The Scots had to endure an agonising few hours wait before learning they would go through after they lost their unbeaten record to Kenya. They had made 37 for 3 off 23 overs in reply to Kenya's all out total of 153 when their match was abandoned. At that point their run-rate was a paltry 1.61 compared to Kenya's 3.17, so victory was awarded to the Africans.
The defeat enabled Denmark to draw level on points with them in Group E by completing a thrilling seven-run win over Canada, but Scotland went through by virtue of having beaten Denmark by 45 runs in their first quarter- final game.
Alex Ritchie, general manager of the Scottish Cricket Union, said: "It is marvellous news and it means now that at least one team from the British Isles will qualify for the 1999 World Cup from this competition.
"We went into this tournament as one of the second seeds and it is a credit to the lads that we have proved the experts wrong.
"Our problem in recent years has been a lack of media attention but during this competition the support we have received has been amazing.
"Now we need to build on this and I am sure that it will encourage youngsters to take up the game which is one of our major aims."

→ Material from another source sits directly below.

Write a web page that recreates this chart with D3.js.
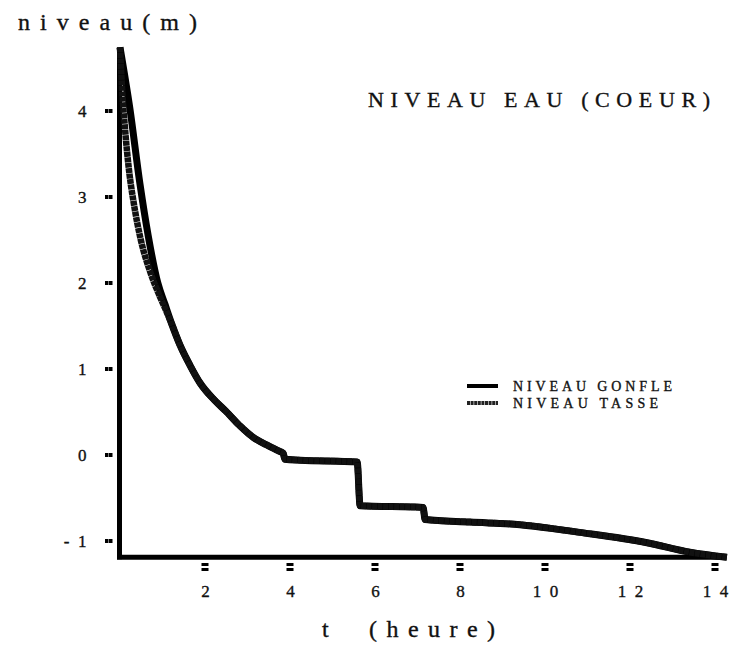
<!DOCTYPE html>
<html>
<head>
<meta charset="utf-8">
<script src="https://cdn.jsdelivr.net/npm/d3@7"></script>
<style>
  html, body { margin: 0; padding: 0; background: #fff; }
  svg { display: block; }
  text { font-family: "Liberation Serif", "DejaVu Serif", serif; fill: #111; stroke: #111; stroke-width: 0.35; }
</style>
</head>
<body>
<div id="chart"></div>
<script>
// ---- data ----
const xTicks = [2, 4, 6, 8, 10, 12, 14];
const yTicks = [-1, 0, 1, 2, 3, 4];

// early part, where the two curves differ
const tGonfleEarly = [0, 0.235, 0.47, 0.66, 0.89, 1.06];
const nGonfleEarly = [4.74, 4.02, 3.15, 2.56, 2.00, 1.75];
const tTasseEarly  = [0, 0.05, 0.12, 0.21, 0.33, 0.49, 0.71, 0.94, 1.11];
const nTasseEarly  = [4.74, 4.25, 3.78, 3.32, 2.91, 2.50, 2.13, 1.84, 1.65];

// common part, where the two curves coincide
const tCommon = [1.22, 1.41, 1.65, 1.88, 2.24, 2.49, 2.82, 3.15, 3.44, 3.72, 3.84, 3.88, 4.24, 5.58, 5.65, 7.13, 7.18, 8.24, 9.41, 10.82, 12.4, 13.41, 14.28];
const nCommon = [1.52, 1.28, 1.04, 0.84, 0.63, 0.51, 0.34, 0.20, 0.12, 0.05, 0.02, -0.05, -0.06, -0.08, -0.59, -0.61, -0.75, -0.78, -0.81, -0.90, -1.02, -1.13, -1.19];

const seriesNames = ["NIVEAU GONFLE", "NIVEAU TASSE"];

// ---- build ----
const W = 731, H = 647;
const svg = d3.select("#chart").append("svg").attr("width", W).attr("height", H);

const x = d3.scaleLinear().domain([0, 14]).range([120, 715]);
const y = d3.scaleLinear().domain([-1, 4]).range([541, 111]);

const yBase = y(-1.19);
const yTopVal = 4.74;

function zip(ts, vs) { return ts.map((t, i) => ({ t, v: vs[i] })); }
const gonfle = zip(tGonfleEarly.concat(tCommon), nGonfleEarly.concat(nCommon));
const tasse = zip(tTasseEarly.concat(tCommon), nTasseEarly.concat(nCommon));

const line = d3.line().x(d => x(d.t)).y(d => y(d.v)).curve(d3.curveMonotoneX);

// axes lines
svg.append("line")
  .attr("x1", x(0) - 0.5).attr("x2", x(0) - 0.5)
  .attr("y1", yBase + 2).attr("y2", y(yTopVal))
  .attr("stroke", "#000").attr("stroke-width", 5);
svg.append("line")
  .attr("x1", x(0) - 3).attr("x2", 722)
  .attr("y1", yBase).attr("y2", yBase)
  .attr("stroke", "#000").attr("stroke-width", 5);

// y axis labels via d3 axis
const yAxis = d3.axisLeft(y).tickValues(yTicks).tickSize(0).tickPadding(33)
  .tickFormat(d => d < 0 ? "-\u2002" + Math.abs(d) : String(d));
const gy = svg.append("g").attr("transform", `translate(${x(0) - 0.5},0)`).call(yAxis);
gy.select(".domain").remove();
gy.selectAll("text").attr("font-size", 17).attr("fill", "#111")
  .style("font-family", "'Liberation Serif', serif");

// y tick marks: two small squares
yTicks.forEach(v => {
  [105, 109].forEach(px => {
    svg.append("rect").attr("x", px).attr("y", y(v) - 2).attr("width", 3.5).attr("height", 4).attr("fill", "#000");
  });
});

// x axis labels via d3 axis
const xAxis = d3.axisBottom(x).tickValues(xTicks).tickSize(0).tickPadding(28)
  .tickFormat(d => d >= 10 ? "1\u2002" + (d % 10) : String(d));
const gx = svg.append("g").attr("transform", `translate(0,${yBase})`).call(xAxis);
gx.select(".domain").remove();
gx.selectAll("text").attr("font-size", 17).attr("fill", "#111")
  .style("font-family", "'Liberation Serif', serif");

// x tick marks: two stacked bars
xTicks.forEach(t => {
  [563, 568].forEach(py => {
    svg.append("rect").attr("x", x(t) - 3.5).attr("y", py).attr("width", 7).attr("height", 3).attr("fill", "#000");
  });
});

// curves
svg.append("path").datum(gonfle).attr("d", line)
  .attr("fill", "none").attr("stroke", "#000").attr("stroke-width", 7)
  .attr("stroke-linejoin", "round").attr("stroke-linecap", "butt");
svg.append("path").datum(tasse).attr("d", line)
  .attr("fill", "none").attr("stroke", "#111").attr("stroke-width", 6.5)
  .attr("stroke-dasharray", "5,0.5")
  .attr("stroke-linejoin", "round").attr("stroke-linecap", "butt");

// titles
svg.append("text").attr("x", 18).attr("y", 30).attr("font-size", 24)
  .attr("textLength", 179).attr("lengthAdjust", "spacing").text("niveau(m)");
svg.append("text").attr("x", 368).attr("y", 107).attr("font-size", 22)
  .attr("textLength", 342).attr("lengthAdjust", "spacing").text("NIVEAU EAU (COEUR)");
svg.append("text").attr("x", 322).attr("y", 637).attr("font-size", 24)
  .attr("xml:space", "preserve")
  .attr("textLength", 173).attr("lengthAdjust", "spacing").text("t  (heure)");

// legend
const legY = [386, 403];
seriesNames.forEach((name, i) => {
  svg.append("line").attr("x1", 467).attr("x2", 498).attr("y1", legY[i]).attr("y2", legY[i])
    .attr("stroke", i === 0 ? "#000" : "#222").attr("stroke-width", 4)
    .attr("stroke-dasharray", i === 0 ? null : "3,0.6");
  svg.append("text").attr("x", 513).attr("y", legY[i] + 5).attr("font-size", 14)
    .attr("textLength", i === 0 ? 159 : 145).attr("lengthAdjust", "spacing").text(name);
});
</script>
</body>
</html>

The European champions, Ireland, cruised to a 51-run win over Hong Kong, making 223 for 78 in their 50 overs before dismissing Hong Kong for 172. The Irish now face one of the most important games of their history when they face Kenya.
The Ireland coach, Mike Hendrick, paid tribute to his team's performance. "I am absolutely delighted for the boys because they have been through a lot over the past year," he said. "Anything can happen in one-day cricket and although we now face the favourites Kenya, I know that they are beatable."
The former England pace bowler is confident about tomorrow's game despite his side having lost to the Africans by 119 runs earlier in the tournament.
He added: "I just hope that we use the memory of that game in a positive way and that it spurs the players on to get a different result this time. We played very badly in that game and we have got a point to prove on Sunday."
Robin Walsh, public relations officer for the Irish Cricket Union, said: "We now have two chances to get to the 1999 World Cup finals in England which would be a great moment for Irish cricket. We played Kenya in an earlier qualifying game and although we lost, at least we know what we are up against.
"Obviously they will start as favourites but I know the boys will be doing their best to get to the final. If both us and Scotland get through to the final it will be out of this world."
Bangladesh joined Scotland, Ireland and Kenya in the semi-finals when they defeated the Netherlands, World Cup finalists in 1996, on a faster scoring rate in a rain-reduced match.
The Netherlands made 171 all out in 49.5 overs and had Bangladesh at 56 for 4 when rain intervened. But when play resumed Bangladesh were given a revised target of 141 from 33 overs and they eased home with eight balls to spare.
Akram Khan's unbeaten 67 steered them home. The result means that Bangladesh finished level on points with Ireland at the top of Group F. Bangladesh took first place on run-rate and they will face Scotland on Tuesday while Ireland will meet Kenya on Sunday.
The Scots will return to Kuala Lumpur for the next year's Commonwealth Games tournament along with Bangladesh, Kenya and Canada as the top four commonwealth nations in the Trophy.
Malaysia earn an automatic entry into the 16-team competition in September 1998 as hosts. It will be the first time the sport has been played at the Commonwealth Games.
Eight of the 16 teams at the Commonwealth Games will be Test-playing nations. They are Australia, England, India, Pakistan, Sri Lanka, New Zealand, South Africa and Zimbabwe.
West Indies, the ninth, will be represented by the top three teams in their domestic Red Stripe competition.